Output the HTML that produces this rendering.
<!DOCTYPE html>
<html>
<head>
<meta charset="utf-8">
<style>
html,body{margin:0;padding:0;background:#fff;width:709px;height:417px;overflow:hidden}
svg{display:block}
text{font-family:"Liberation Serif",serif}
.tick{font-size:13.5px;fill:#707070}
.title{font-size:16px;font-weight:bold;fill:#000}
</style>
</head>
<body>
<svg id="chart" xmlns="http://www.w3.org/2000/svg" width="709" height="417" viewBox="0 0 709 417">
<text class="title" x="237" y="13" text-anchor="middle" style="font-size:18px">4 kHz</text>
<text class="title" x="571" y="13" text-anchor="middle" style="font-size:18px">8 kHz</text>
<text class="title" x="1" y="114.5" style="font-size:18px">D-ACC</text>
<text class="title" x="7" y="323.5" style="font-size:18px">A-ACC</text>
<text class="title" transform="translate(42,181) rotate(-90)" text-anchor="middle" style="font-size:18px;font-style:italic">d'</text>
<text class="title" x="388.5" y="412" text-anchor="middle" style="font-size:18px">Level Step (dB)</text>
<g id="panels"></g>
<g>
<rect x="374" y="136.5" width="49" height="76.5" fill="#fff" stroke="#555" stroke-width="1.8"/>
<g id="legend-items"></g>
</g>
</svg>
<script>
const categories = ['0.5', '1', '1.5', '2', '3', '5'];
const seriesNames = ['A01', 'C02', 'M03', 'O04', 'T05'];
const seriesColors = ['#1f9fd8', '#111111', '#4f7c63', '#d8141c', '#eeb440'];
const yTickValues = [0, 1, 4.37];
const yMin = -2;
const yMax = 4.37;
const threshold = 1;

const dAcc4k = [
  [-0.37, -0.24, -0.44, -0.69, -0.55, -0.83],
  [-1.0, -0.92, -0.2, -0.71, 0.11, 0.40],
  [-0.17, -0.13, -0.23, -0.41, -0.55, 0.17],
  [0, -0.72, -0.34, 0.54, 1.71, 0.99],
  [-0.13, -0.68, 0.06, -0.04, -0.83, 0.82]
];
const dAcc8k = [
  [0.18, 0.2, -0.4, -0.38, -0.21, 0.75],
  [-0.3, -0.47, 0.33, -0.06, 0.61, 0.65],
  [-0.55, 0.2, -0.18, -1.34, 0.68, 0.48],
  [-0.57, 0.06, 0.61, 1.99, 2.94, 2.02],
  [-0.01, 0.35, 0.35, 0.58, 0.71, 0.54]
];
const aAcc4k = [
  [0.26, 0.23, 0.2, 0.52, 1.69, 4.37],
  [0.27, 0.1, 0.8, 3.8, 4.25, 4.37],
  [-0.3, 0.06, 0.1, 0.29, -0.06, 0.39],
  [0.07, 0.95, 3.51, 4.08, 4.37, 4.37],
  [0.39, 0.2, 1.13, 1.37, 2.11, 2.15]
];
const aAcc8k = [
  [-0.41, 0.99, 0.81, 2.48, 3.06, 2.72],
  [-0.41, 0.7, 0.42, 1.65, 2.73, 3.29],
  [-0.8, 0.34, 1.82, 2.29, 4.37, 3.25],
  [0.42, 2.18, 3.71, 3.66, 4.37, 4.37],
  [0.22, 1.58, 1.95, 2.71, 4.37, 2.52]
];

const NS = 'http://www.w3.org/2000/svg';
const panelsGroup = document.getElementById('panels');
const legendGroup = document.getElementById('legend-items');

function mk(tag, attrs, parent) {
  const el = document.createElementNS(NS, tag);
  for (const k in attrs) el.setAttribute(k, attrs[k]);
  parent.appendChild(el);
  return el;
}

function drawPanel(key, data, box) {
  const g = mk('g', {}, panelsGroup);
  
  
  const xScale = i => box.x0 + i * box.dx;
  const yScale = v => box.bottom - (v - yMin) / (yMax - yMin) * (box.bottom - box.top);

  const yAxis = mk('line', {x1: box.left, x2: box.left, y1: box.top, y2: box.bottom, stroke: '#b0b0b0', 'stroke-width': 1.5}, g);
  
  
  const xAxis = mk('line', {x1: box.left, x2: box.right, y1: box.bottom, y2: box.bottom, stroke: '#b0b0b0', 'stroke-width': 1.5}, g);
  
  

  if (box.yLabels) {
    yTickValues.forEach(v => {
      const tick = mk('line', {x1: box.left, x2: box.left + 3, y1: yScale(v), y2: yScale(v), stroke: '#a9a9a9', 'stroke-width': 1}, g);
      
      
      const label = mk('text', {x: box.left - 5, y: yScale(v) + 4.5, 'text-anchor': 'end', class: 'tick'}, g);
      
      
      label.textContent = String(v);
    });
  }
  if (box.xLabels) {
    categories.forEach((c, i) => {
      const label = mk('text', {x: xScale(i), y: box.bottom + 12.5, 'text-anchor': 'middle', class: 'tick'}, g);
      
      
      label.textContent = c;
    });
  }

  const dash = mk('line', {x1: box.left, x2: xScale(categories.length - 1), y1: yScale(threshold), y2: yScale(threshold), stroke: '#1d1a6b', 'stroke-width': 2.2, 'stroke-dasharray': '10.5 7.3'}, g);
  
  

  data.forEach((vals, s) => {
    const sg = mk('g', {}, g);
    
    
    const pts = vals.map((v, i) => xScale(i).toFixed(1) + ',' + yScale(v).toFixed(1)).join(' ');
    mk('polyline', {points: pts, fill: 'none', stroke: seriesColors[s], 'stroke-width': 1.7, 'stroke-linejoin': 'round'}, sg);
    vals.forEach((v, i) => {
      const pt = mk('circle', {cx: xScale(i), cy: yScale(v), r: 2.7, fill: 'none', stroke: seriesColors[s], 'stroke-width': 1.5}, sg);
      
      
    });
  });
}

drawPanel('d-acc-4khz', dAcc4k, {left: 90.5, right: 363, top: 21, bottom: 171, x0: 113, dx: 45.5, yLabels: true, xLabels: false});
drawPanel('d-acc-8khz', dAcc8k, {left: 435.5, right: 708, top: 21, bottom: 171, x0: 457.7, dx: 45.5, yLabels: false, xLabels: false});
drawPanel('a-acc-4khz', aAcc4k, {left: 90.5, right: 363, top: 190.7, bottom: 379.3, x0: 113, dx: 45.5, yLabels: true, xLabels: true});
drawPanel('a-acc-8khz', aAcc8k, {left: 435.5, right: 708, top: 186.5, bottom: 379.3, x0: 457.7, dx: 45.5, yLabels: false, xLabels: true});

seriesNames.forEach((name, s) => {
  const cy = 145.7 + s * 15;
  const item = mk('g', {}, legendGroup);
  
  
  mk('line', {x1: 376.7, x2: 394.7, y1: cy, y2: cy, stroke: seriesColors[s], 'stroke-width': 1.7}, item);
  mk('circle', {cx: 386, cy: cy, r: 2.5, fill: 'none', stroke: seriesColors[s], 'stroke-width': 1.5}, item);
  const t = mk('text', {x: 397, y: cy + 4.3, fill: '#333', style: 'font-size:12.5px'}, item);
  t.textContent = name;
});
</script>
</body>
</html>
+--
--- Short task ---
Copy every line exactly. Leave nothing out.

--- Written response ---
Output the HTML that produces this rendering.
<!DOCTYPE html>
<html>
<head>
<meta charset="utf-8">
<style>
html,body{margin:0;padding:0;background:#fff;width:709px;height:417px;overflow:hidden}
svg{display:block}
text{font-family:"Liberation Serif",serif}
.tick{font-size:13.5px;fill:#707070}
.title{font-size:16px;font-weight:bold;fill:#000}
</style>
</head>
<body>
<svg id="chart" xmlns="http://www.w3.org/2000/svg" width="709" height="417" viewBox="0 0 709 417">
<text class="title" x="237" y="13" text-anchor="middle" style="font-size:18px">4 kHz</text>
<text class="title" x="571" y="13" text-anchor="middle" style="font-size:18px">8 kHz</text>
<text class="title" x="1" y="114.5" style="font-size:18px">D-ACC</text>
<text class="title" x="7" y="323.5" style="font-size:18px">A-ACC</text>
<text class="title" transform="translate(42,181) rotate(-90)" text-anchor="middle" style="font-size:18px;font-style:italic">d'</text>
<text class="title" x="388.5" y="412" text-anchor="middle" style="font-size:18px">Level Step (dB)</text>
<g id="panels"></g>
<g>
<rect x="374" y="136.5" width="49" height="76.5" fill="#fff" stroke="#555" stroke-width="1.8"/>
<g id="legend-items"></g>
</g>
</svg>
<script>
const categories = ['0.5', '1', '1.5', '2', '3', '5'];
const seriesNames = ['A01', 'C02', 'M03', 'O04', 'T05'];
const seriesColors = ['#1f9fd8', '#111111', '#4f7c63', '#d8141c', '#eeb440'];
const yTickValues = [0, 1, 4.37];
const yMin = -2;
const yMax = 4.37;
const threshold = 1;

const dAcc4k = [
  [-0.37, -0.24, -0.44, -0.69, -0.55, -0.83],
  [-1.0, -0.92, -0.2, -0.71, 0.11, 0.40],
  [-0.17, -0.13, -0.23, -0.41, -0.55, 0.17],
  [0, -0.72, -0.34, 0.54, 1.71, 0.99],
  [-0.13, -0.68, 0.06, -0.04, -0.83, 0.82]
];
const dAcc8k = [
  [0.18, 0.2, -0.4, -0.38, -0.21, 0.75],
  [-0.3, -0.47, 0.33, -0.06, 0.61, 0.65],
  [-0.55, 0.2, -0.18, -1.34, 0.68, 0.48],
  [-0.57, 0.06, 0.61, 1.99, 2.94, 2.02],
  [-0.01, 0.35, 0.35, 0.58, 0.71, 0.54]
];
const aAcc4k = [
  [0.26, 0.23, 0.2, 0.52, 1.69, 4.37],
  [0.27, 0.1, 0.8, 3.8, 4.25, 4.37],
  [-0.3, 0.06, 0.1, 0.29, -0.06, 0.39],
  [0.07, 0.95, 3.51, 4.08, 4.37, 4.37],
  [0.39, 0.2, 1.13, 1.37, 2.11, 2.15]
];
const aAcc8k = [
  [-0.41, 0.99, 0.81, 2.48, 3.06, 2.72],
  [-0.41, 0.7, 0.42, 1.65, 2.73, 3.29],
  [-0.8, 0.34, 1.82, 2.29, 4.37, 3.25],
  [0.42, 2.18, 3.71, 3.66, 4.37, 4.37],
  [0.22, 1.58, 1.95, 2.71, 4.37, 2.52]
];

const NS = 'http://www.w3.org/2000/svg';
const panelsGroup = document.getElementById('panels');
const legendGroup = document.getElementById('legend-items');

function mk(tag, attrs, parent) {
  const el = document.createElementNS(NS, tag);
  for (const k in attrs) el.setAttribute(k, attrs[k]);
  parent.appendChild(el);
  return el;
}

function drawPanel(key, data, box) {
  const g = mk('g', {}, panelsGroup);
  
  
  const xScale = i => box.x0 + i * box.dx;
  const yScale = v => box.bottom - (v - yMin) / (yMax - yMin) * (box.bottom - box.top);

  const yAxis = mk('line', {x1: box.left, x2: box.left, y1: box.top, y2: box.bottom, stroke: '#b0b0b0', 'stroke-width': 1.5}, g);
  
  
  const xAxis = mk('line', {x1: box.left, x2: box.right, y1: box.bottom, y2: box.bottom, stroke: '#b0b0b0', 'stroke-width': 1.5}, g);
  
  

  if (box.yLabels) {
    yTickValues.forEach(v => {
      const tick = mk('line', {x1: box.left, x2: box.left + 3, y1: yScale(v), y2: yScale(v), stroke: '#a9a9a9', 'stroke-width': 1}, g);
      
      
      const label = mk('text', {x: box.left - 5, y: yScale(v) + 4.5, 'text-anchor': 'end', class: 'tick'}, g);
      
      
      label.textContent = String(v);
    });
  }
  if (box.xLabels) {
    categories.forEach((c, i) => {
      const label = mk('text', {x: xScale(i), y: box.bottom + 12.5, 'text-anchor': 'middle', class: 'tick'}, g);
      
      
      label.textContent = c;
    });
  }

  const dash = mk('line', {x1: box.left, x2: xScale(categories.length - 1), y1: yScale(threshold), y2: yScale(threshold), stroke: '#1d1a6b', 'stroke-width': 2.2, 'stroke-dasharray': '10.5 7.3'}, g);
  
  

  data.forEach((vals, s) => {
    const sg = mk('g', {}, g);
    
    
    const pts = vals.map((v, i) => xScale(i).toFixed(1) + ',' + yScale(v).toFixed(1)).join(' ');
    mk('polyline', {points: pts, fill: 'none', stroke: seriesColors[s], 'stroke-width': 1.7, 'stroke-linejoin': 'round'}, sg);
    vals.forEach((v, i) => {
      const pt = mk('circle', {cx: xScale(i), cy: yScale(v), r: 2.7, fill: 'none', stroke: seriesColors[s], 'stroke-width': 1.5}, sg);
      
      
    });
  });
}

drawPanel('d-acc-4khz', dAcc4k, {left: 90.5, right: 363, top: 21, bottom: 171, x0: 113, dx: 45.5, yLabels: true, xLabels: false});
drawPanel('d-acc-8khz', dAcc8k, {left: 435.5, right: 708, top: 21, bottom: 171, x0: 457.7, dx: 45.5, yLabels: false, xLabels: false});
drawPanel('a-acc-4khz', aAcc4k, {left: 90.5, right: 363, top: 190.7, bottom: 379.3, x0: 113, dx: 45.5, yLabels: true, xLabels: true});
drawPanel('a-acc-8khz', aAcc8k, {left: 435.5, right: 708, top: 186.5, bottom: 379.3, x0: 457.7, dx: 45.5, yLabels: false, xLabels: true});

seriesNames.forEach((name, s) => {
  const cy = 145.7 + s * 15;
  const item = mk('g', {}, legendGroup);
  
  
  mk('line', {x1: 376.7, x2: 394.7, y1: cy, y2: cy, stroke: seriesColors[s], 'stroke-width': 1.7}, item);
  mk('circle', {cx: 386, cy: cy, r: 2.5, fill: 'none', stroke: seriesColors[s], 'stroke-width': 1.5}, item);
  const t = mk('text', {x: 397, y: cy + 4.3, fill: '#333', style: 'font-size:12.5px'}, item);
  t.textContent = name;
});
</script>
</body>
</html>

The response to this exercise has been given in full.